Requirement:
In this exercise, return the whole listing exactly, excluding any images.

Stored data:
==*==

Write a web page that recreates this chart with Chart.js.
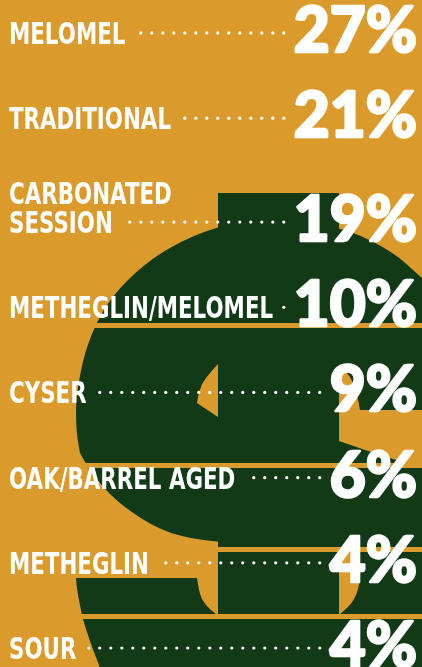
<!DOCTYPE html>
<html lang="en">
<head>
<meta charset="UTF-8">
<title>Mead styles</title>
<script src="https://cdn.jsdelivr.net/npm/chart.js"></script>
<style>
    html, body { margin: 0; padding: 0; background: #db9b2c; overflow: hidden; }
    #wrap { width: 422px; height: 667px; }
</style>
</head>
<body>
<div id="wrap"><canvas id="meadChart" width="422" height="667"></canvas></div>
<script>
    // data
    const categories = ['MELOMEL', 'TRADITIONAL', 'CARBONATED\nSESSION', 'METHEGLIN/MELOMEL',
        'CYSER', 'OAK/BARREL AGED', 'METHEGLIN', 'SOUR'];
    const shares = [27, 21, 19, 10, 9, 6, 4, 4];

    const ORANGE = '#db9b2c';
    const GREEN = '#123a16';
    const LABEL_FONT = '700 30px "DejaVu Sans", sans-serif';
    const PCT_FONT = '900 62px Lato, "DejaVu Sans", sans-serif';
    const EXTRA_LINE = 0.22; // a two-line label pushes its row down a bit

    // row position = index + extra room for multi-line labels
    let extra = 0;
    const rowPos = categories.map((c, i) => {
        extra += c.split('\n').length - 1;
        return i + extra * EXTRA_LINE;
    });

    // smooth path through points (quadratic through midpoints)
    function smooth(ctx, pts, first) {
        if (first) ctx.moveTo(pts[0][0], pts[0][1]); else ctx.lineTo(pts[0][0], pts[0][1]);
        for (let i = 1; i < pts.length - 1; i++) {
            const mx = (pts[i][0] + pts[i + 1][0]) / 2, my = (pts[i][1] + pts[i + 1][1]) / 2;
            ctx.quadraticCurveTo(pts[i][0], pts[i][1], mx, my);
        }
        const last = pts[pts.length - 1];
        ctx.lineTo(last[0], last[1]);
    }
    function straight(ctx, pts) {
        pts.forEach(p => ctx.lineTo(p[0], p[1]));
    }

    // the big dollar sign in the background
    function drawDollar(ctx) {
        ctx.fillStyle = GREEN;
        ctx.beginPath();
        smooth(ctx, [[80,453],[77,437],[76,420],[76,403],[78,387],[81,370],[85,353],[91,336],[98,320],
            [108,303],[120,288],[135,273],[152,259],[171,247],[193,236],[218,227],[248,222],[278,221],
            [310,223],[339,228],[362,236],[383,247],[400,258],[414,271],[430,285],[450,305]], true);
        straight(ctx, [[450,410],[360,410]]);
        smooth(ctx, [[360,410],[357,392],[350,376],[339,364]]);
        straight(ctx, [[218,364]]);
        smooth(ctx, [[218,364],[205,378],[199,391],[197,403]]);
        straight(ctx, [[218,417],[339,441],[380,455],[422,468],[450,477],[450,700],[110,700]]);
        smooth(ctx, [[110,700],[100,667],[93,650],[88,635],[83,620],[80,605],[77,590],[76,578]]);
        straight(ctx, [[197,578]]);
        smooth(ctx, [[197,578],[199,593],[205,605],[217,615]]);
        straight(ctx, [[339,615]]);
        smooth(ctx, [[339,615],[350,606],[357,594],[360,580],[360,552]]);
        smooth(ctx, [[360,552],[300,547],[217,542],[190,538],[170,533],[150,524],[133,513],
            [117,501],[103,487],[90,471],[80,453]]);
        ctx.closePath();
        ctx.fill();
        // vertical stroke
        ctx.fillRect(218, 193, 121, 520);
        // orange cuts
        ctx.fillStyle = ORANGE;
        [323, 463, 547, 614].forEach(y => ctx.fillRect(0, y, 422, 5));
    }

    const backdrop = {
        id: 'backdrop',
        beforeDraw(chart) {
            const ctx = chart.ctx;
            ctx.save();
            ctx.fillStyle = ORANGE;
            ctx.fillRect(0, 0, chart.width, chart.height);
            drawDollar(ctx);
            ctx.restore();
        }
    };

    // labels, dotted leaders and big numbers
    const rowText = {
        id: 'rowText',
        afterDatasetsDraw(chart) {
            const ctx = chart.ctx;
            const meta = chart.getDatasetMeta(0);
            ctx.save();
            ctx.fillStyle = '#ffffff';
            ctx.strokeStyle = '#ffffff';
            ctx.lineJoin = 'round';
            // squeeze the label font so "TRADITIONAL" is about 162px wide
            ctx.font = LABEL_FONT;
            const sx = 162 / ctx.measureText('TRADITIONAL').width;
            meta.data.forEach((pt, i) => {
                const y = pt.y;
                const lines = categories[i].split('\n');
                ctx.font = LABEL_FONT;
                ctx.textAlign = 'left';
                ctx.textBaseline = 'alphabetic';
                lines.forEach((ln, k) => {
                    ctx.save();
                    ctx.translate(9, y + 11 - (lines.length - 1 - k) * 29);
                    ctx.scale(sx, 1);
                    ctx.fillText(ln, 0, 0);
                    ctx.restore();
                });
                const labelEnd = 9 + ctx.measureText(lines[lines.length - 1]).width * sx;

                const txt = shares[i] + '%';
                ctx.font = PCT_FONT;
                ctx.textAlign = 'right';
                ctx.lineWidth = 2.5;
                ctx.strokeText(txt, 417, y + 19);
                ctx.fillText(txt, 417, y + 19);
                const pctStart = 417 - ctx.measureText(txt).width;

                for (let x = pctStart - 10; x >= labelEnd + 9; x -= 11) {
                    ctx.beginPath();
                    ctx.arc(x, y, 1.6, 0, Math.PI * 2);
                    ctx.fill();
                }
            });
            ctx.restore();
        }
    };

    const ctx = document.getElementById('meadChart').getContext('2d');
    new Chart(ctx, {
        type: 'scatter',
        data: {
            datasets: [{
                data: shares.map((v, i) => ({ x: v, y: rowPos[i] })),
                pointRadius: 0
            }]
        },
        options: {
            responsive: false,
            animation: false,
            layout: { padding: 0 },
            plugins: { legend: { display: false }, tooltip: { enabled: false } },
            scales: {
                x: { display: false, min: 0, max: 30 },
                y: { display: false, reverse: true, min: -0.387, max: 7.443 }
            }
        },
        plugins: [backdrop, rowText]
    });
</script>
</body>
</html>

==*==

Exercise answer:
Write a web page that recreates this chart with Chart.js.
<!DOCTYPE html>
<html lang="en">
<head>
<meta charset="UTF-8">
<title>Mead styles</title>
<script src="https://cdn.jsdelivr.net/npm/chart.js"></script>
<style>
    html, body { margin: 0; padding: 0; background: #db9b2c; overflow: hidden; }
    #wrap { width: 422px; height: 667px; }
</style>
</head>
<body>
<div id="wrap"><canvas id="meadChart" width="422" height="667"></canvas></div>
<script>
    // data
    const categories = ['MELOMEL', 'TRADITIONAL', 'CARBONATED\nSESSION', 'METHEGLIN/MELOMEL',
        'CYSER', 'OAK/BARREL AGED', 'METHEGLIN', 'SOUR'];
    const shares = [27, 21, 19, 10, 9, 6, 4, 4];

    const ORANGE = '#db9b2c';
    const GREEN = '#123a16';
    const LABEL_FONT = '700 30px "DejaVu Sans", sans-serif';
    const PCT_FONT = '900 62px Lato, "DejaVu Sans", sans-serif';
    const EXTRA_LINE = 0.22; // a two-line label pushes its row down a bit

    // row position = index + extra room for multi-line labels
    let extra = 0;
    const rowPos = categories.map((c, i) => {
        extra += c.split('\n').length - 1;
        return i + extra * EXTRA_LINE;
    });

    // smooth path through points (quadratic through midpoints)
    function smooth(ctx, pts, first) {
        if (first) ctx.moveTo(pts[0][0], pts[0][1]); else ctx.lineTo(pts[0][0], pts[0][1]);
        for (let i = 1; i < pts.length - 1; i++) {
            const mx = (pts[i][0] + pts[i + 1][0]) / 2, my = (pts[i][1] + pts[i + 1][1]) / 2;
            ctx.quadraticCurveTo(pts[i][0], pts[i][1], mx, my);
        }
        const last = pts[pts.length - 1];
        ctx.lineTo(last[0], last[1]);
    }
    function straight(ctx, pts) {
        pts.forEach(p => ctx.lineTo(p[0], p[1]));
    }

    // the big dollar sign in the background
    function drawDollar(ctx) {
        ctx.fillStyle = GREEN;
        ctx.beginPath();
        smooth(ctx, [[80,453],[77,437],[76,420],[76,403],[78,387],[81,370],[85,353],[91,336],[98,320],
            [108,303],[120,288],[135,273],[152,259],[171,247],[193,236],[218,227],[248,222],[278,221],
            [310,223],[339,228],[362,236],[383,247],[400,258],[414,271],[430,285],[450,305]], true);
        straight(ctx, [[450,410],[360,410]]);
        smooth(ctx, [[360,410],[357,392],[350,376],[339,364]]);
        straight(ctx, [[218,364]]);
        smooth(ctx, [[218,364],[205,378],[199,391],[197,403]]);
        straight(ctx, [[218,417],[339,441],[380,455],[422,468],[450,477],[450,700],[110,700]]);
        smooth(ctx, [[110,700],[100,667],[93,650],[88,635],[83,620],[80,605],[77,590],[76,578]]);
        straight(ctx, [[197,578]]);
        smooth(ctx, [[197,578],[199,593],[205,605],[217,615]]);
        straight(ctx, [[339,615]]);
        smooth(ctx, [[339,615],[350,606],[357,594],[360,580],[360,552]]);
        smooth(ctx, [[360,552],[300,547],[217,542],[190,538],[170,533],[150,524],[133,513],
            [117,501],[103,487],[90,471],[80,453]]);
        ctx.closePath();
        ctx.fill();
        // vertical stroke
        ctx.fillRect(218, 193, 121, 520);
        // orange cuts
        ctx.fillStyle = ORANGE;
        [323, 463, 547, 614].forEach(y => ctx.fillRect(0, y, 422, 5));
    }

    const backdrop = {
        id: 'backdrop',
        beforeDraw(chart) {
            const ctx = chart.ctx;
            ctx.save();
            ctx.fillStyle = ORANGE;
            ctx.fillRect(0, 0, chart.width, chart.height);
            drawDollar(ctx);
            ctx.restore();
        }
    };

    // labels, dotted leaders and big numbers
    const rowText = {
        id: 'rowText',
        afterDatasetsDraw(chart) {
            const ctx = chart.ctx;
            const meta = chart.getDatasetMeta(0);
            ctx.save();
            ctx.fillStyle = '#ffffff';
            ctx.strokeStyle = '#ffffff';
            ctx.lineJoin = 'round';
            // squeeze the label font so "TRADITIONAL" is about 162px wide
            ctx.font = LABEL_FONT;
            const sx = 162 / ctx.measureText('TRADITIONAL').width;
            meta.data.forEach((pt, i) => {
                const y = pt.y;
                const lines = categories[i].split('\n');
                ctx.font = LABEL_FONT;
                ctx.textAlign = 'left';
                ctx.textBaseline = 'alphabetic';
                lines.forEach((ln, k) => {
                    ctx.save();
                    ctx.translate(9, y + 11 - (lines.length - 1 - k) * 29);
                    ctx.scale(sx, 1);
                    ctx.fillText(ln, 0, 0);
                    ctx.restore();
                });
                const labelEnd = 9 + ctx.measureText(lines[lines.length - 1]).width * sx;

                const txt = shares[i] + '%';
                ctx.font = PCT_FONT;
                ctx.textAlign = 'right';
                ctx.lineWidth = 2.5;
                ctx.strokeText(txt, 417, y + 19);
                ctx.fillText(txt, 417, y + 19);
                const pctStart = 417 - ctx.measureText(txt).width;

                for (let x = pctStart - 10; x >= labelEnd + 9; x -= 11) {
                    ctx.beginPath();
                    ctx.arc(x, y, 1.6, 0, Math.PI * 2);
                    ctx.fill();
                }
            });
            ctx.restore();
        }
    };

    const ctx = document.getElementById('meadChart').getContext('2d');
    new Chart(ctx, {
        type: 'scatter',
        data: {
            datasets: [{
                data: shares.map((v, i) => ({ x: v, y: rowPos[i] })),
                pointRadius: 0
            }]
        },
        options: {
            responsive: false,
            animation: false,
            layout: { padding: 0 },
            plugins: { legend: { display: false }, tooltip: { enabled: false } },
            scales: {
                x: { display: false, min: 0, max: 30 },
                y: { display: false, reverse: true, min: -0.387, max: 7.443 }
            }
        },
        plugins: [backdrop, rowText]
    });
</script>
</body>
</html>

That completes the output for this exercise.